Saved data entries:

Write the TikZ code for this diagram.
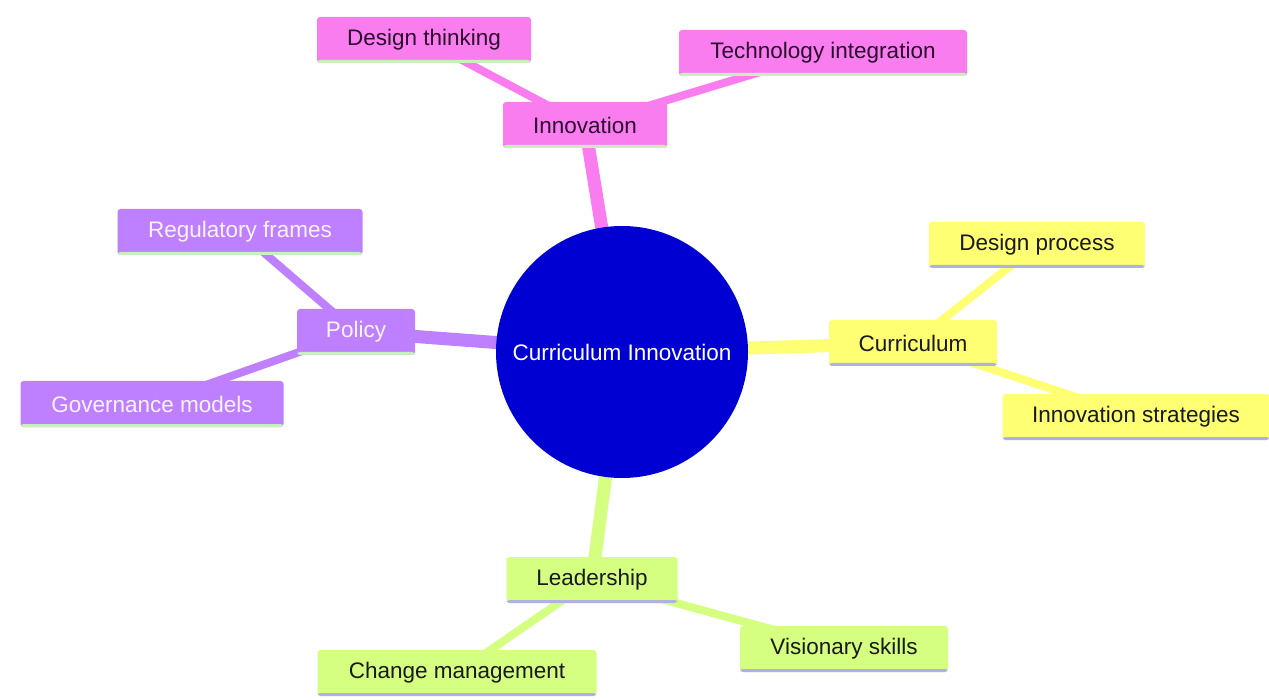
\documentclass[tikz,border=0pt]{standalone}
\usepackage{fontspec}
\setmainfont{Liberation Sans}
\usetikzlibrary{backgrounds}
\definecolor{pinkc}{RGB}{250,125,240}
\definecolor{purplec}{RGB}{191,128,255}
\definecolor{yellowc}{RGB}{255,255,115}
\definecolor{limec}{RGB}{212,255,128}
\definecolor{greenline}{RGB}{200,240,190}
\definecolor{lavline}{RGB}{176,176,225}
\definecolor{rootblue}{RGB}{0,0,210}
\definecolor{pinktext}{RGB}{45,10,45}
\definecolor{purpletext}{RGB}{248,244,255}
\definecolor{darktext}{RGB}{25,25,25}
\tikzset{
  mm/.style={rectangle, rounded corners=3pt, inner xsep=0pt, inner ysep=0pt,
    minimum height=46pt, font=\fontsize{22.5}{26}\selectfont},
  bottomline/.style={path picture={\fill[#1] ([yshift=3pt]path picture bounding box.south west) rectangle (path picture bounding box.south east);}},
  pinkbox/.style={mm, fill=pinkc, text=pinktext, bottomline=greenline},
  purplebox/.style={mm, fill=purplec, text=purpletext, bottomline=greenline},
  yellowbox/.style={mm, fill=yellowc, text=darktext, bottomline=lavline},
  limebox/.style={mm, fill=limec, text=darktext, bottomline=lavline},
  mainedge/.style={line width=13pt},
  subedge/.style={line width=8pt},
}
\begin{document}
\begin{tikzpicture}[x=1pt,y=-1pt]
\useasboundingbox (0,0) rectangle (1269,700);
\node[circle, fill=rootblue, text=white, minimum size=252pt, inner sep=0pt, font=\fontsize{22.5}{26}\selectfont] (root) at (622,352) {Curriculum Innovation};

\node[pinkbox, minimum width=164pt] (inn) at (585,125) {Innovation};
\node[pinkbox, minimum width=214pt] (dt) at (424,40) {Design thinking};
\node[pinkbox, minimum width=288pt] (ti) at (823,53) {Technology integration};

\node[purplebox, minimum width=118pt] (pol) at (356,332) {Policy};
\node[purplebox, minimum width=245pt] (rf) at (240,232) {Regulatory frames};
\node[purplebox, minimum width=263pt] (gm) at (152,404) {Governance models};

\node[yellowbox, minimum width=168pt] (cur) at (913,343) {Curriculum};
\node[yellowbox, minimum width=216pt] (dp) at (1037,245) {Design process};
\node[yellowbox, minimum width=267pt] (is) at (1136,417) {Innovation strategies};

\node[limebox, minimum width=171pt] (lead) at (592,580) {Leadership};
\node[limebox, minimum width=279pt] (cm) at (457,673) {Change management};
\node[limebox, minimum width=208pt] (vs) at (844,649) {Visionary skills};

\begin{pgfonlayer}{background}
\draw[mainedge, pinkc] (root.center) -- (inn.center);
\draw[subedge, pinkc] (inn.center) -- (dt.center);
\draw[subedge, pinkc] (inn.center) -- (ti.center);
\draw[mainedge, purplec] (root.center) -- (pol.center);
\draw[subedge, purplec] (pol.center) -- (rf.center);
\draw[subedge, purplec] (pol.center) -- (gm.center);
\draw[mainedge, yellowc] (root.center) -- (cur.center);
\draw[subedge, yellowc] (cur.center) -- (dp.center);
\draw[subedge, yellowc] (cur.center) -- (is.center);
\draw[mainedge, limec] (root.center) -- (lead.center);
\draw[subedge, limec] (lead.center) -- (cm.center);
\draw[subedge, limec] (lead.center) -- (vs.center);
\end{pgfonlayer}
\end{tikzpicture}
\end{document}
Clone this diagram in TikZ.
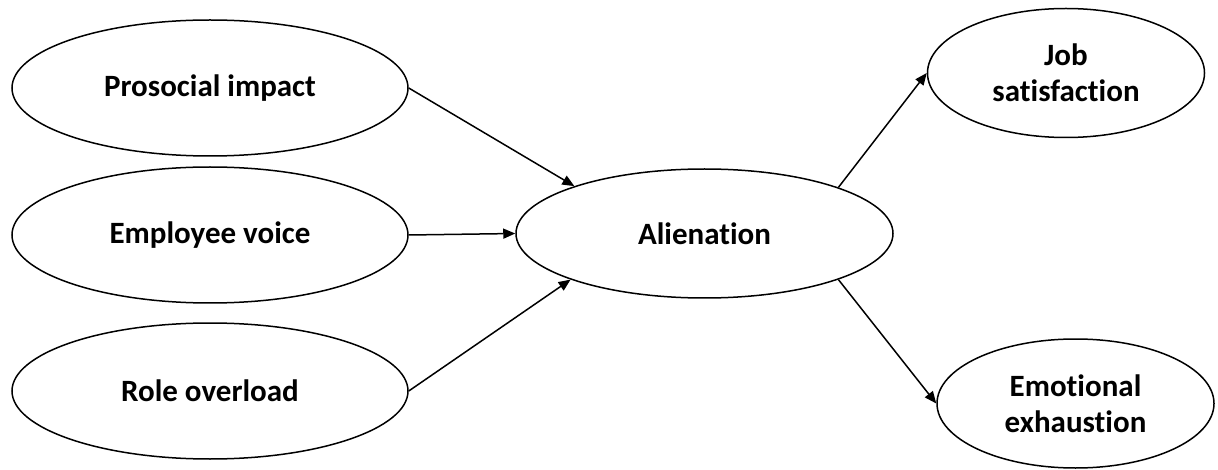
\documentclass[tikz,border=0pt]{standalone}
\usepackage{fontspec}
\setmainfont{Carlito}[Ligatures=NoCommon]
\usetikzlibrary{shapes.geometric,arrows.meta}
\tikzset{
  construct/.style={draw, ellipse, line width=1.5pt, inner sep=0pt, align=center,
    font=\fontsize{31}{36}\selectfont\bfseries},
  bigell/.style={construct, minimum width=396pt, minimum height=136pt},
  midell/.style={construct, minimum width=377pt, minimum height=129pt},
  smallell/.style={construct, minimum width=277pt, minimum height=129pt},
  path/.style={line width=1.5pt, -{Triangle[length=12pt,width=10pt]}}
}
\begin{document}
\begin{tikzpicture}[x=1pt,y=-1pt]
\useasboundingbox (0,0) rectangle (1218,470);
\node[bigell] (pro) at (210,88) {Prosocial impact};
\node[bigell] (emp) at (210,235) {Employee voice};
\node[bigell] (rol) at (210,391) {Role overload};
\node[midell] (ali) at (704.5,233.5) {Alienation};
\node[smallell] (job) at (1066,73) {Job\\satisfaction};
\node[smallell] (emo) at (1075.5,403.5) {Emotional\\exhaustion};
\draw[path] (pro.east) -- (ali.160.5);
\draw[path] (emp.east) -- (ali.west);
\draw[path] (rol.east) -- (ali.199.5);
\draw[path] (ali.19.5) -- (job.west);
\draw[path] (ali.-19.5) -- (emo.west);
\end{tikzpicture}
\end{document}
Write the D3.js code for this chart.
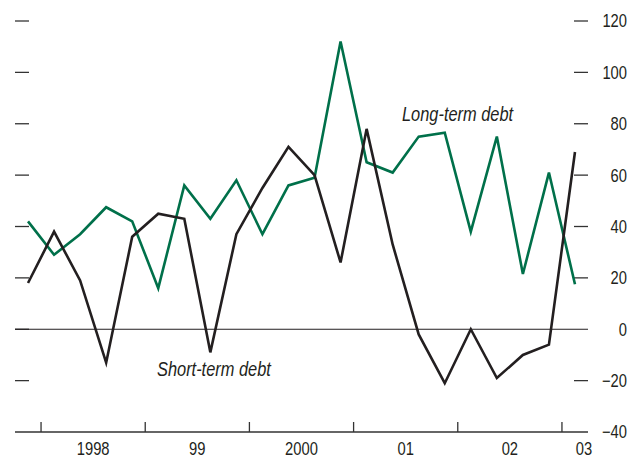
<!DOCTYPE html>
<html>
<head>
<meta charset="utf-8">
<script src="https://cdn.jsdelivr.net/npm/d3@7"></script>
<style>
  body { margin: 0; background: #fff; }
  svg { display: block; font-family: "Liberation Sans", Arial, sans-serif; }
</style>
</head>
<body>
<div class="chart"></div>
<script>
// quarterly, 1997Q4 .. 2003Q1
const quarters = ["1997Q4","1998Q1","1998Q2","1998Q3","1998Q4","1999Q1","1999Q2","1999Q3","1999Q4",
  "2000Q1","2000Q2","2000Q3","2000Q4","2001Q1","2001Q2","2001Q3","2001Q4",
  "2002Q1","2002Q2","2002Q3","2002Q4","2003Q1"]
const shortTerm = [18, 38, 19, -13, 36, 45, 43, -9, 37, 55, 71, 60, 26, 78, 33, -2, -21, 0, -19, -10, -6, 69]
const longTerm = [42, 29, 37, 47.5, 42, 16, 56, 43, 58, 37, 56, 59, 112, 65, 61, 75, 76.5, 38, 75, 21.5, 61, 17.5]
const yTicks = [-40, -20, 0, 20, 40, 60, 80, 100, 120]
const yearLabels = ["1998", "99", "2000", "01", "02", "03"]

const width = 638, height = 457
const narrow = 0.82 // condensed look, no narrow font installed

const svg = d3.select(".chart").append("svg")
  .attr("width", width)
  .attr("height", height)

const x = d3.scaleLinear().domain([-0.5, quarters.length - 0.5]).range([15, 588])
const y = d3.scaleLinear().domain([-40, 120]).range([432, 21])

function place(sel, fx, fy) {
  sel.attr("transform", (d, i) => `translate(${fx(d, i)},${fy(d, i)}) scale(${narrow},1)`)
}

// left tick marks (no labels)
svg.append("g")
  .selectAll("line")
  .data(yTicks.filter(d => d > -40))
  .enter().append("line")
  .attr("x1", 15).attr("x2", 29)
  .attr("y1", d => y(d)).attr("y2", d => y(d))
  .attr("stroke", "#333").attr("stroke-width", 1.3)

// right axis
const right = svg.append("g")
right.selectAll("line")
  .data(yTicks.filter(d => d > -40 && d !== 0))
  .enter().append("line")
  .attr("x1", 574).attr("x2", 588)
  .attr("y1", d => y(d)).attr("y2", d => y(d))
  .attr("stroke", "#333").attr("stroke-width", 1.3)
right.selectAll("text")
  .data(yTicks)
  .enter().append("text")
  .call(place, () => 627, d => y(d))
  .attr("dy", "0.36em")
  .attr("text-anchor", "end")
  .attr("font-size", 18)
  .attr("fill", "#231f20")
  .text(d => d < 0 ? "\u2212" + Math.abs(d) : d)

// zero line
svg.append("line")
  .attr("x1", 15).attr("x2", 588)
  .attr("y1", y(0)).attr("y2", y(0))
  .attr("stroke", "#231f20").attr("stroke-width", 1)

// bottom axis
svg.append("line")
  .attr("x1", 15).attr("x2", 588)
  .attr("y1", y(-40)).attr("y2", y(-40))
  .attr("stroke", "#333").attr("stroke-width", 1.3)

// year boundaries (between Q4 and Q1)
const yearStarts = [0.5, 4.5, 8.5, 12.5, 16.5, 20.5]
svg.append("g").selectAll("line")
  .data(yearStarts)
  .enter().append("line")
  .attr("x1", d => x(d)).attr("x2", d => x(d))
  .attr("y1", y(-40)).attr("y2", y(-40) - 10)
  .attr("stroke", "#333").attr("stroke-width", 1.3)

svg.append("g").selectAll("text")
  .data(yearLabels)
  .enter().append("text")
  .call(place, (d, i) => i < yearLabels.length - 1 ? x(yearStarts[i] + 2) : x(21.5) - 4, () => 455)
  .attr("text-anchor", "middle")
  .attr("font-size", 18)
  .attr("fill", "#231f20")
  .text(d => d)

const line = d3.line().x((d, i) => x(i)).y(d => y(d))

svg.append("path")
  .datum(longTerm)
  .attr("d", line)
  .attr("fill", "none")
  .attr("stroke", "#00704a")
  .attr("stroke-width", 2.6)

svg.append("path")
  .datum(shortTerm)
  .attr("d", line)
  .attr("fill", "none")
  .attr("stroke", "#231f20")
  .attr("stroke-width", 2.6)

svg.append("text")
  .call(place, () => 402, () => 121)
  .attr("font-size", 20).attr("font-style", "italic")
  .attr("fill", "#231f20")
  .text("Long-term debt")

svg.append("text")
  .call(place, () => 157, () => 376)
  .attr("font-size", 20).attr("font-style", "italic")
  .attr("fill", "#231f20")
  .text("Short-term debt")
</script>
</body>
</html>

— Written request —
Show every line in the records above that contains the word "Write".

— Solution to this task —
Write the TikZ code for this diagram.
Write the D3.js code for this chart.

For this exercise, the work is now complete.